Niagara Falls Eclipse
(Photo : ANGELA WEISS/AFP via Getty Images)
A man sets up camera equipment at Niagara Falls State Park ahead of a total solar eclipse across North America, in Niagara Falls, New York, on April 8, 2024.

A 105-year-old Texas man who's seen a dozen solar eclipses says he's still excited by the prospect of watching Monday's celestial show -- especially because he'll be able to do it close to home.

LaVerne Biser told People magazine that he was 45 when he decided to drive his family 2,000 miles to Maine for his first eclipse on July 20, 1963.

"I guess before we went to Maine all of 'em were so far away we couldn't go. We can't drive to China," he said during a video interview. "But in '63 when it was in Maine, I said 'We can drive there!'"

Since then, Biser said, he's witnessed every eclipse visible from the continental United States, as well as few others he watched from cruise liners.

"We drove to Santa Rosa, New Mexico; Beatrice, Nebraska. We drove to Alabama. We made it part of our vacations," he said.

The centenarian said his enthusiasm for eclipses stemmed from growing up on a family farm in Ohio.

"Back on the farm, it was really dark, so you could see the Big Dipper, Orion, all the constellations," he says. "We were well acquainted with the sky. I hate that kids nowadays have never really seen a sky like that."

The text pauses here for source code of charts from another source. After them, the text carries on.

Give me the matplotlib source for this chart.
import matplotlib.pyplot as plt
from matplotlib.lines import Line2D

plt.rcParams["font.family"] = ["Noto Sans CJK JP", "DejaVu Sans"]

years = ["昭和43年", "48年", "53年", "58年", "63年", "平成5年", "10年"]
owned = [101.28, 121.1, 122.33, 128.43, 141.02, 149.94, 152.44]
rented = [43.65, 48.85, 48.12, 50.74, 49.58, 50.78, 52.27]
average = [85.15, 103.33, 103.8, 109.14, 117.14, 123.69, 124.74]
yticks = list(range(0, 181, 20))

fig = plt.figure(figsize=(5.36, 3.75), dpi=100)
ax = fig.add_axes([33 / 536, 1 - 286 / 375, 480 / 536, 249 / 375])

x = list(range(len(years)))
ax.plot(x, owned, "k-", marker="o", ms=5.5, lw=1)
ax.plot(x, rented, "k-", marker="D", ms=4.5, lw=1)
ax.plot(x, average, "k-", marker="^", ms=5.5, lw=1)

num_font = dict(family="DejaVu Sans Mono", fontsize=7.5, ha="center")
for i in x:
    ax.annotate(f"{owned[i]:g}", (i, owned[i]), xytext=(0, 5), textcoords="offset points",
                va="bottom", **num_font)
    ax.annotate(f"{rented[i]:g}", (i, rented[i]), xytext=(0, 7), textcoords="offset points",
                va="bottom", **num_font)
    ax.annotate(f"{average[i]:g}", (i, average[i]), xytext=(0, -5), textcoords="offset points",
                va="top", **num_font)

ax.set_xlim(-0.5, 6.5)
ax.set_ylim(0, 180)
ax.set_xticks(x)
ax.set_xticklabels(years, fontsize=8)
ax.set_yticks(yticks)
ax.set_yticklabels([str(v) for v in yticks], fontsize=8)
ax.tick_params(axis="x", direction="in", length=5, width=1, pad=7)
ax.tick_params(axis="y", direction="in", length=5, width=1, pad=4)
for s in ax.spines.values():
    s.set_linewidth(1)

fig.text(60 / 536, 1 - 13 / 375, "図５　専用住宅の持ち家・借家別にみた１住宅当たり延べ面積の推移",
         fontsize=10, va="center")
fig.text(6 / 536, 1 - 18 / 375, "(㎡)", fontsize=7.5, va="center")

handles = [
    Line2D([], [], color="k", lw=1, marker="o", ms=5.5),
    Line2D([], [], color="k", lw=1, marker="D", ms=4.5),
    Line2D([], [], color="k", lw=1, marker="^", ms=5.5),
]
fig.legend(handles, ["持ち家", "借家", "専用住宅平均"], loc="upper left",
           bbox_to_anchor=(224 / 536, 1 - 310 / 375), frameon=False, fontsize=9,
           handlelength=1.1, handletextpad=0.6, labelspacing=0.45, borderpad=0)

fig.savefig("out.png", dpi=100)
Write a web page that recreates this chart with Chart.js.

A detailed travel diary kept by his late wife reportedly shows that Biser even told his daughter that going to Canada for the July 10, 1972, eclipse took precedence over her wedding, for which she'd selected two dates.

"If you want me to give you away, it will have to be on June 3 because I'll be at Prince Edward Island on July 8," he said, according to Marion Biser's notes.

The couple's last trip together before Marion Biser died last year at 97 was to watch the "Great American Eclipse" of Aug. 21, 2017, in Nebraska.

LaVerne Biser studied mechanical engineering at Ohio State University and family photos show him tinkering with elaborate camera gear in various locations to capture images of the moon passing in front of the sun.

In the most recent, from 2017, he posed in a field next to a tripod with multiple cameras while wearing a sun hat and a souvenir T-shirt commemorating the eclipse.

Biser, who lives in Fort Worth, said he planned to spend Monday with his 76-year-old daughter, Carol Biser Barlow, at her Plano, Texas home, which lies in the path of totality.

His only concern, he said, was the weather, which is forecast to be partly sunny with a chance of late afternoon storms.

"I'm afraid we won't see it because of the clouds. I've seen 12 of 'em and I always want to see the next one," he said with a grin.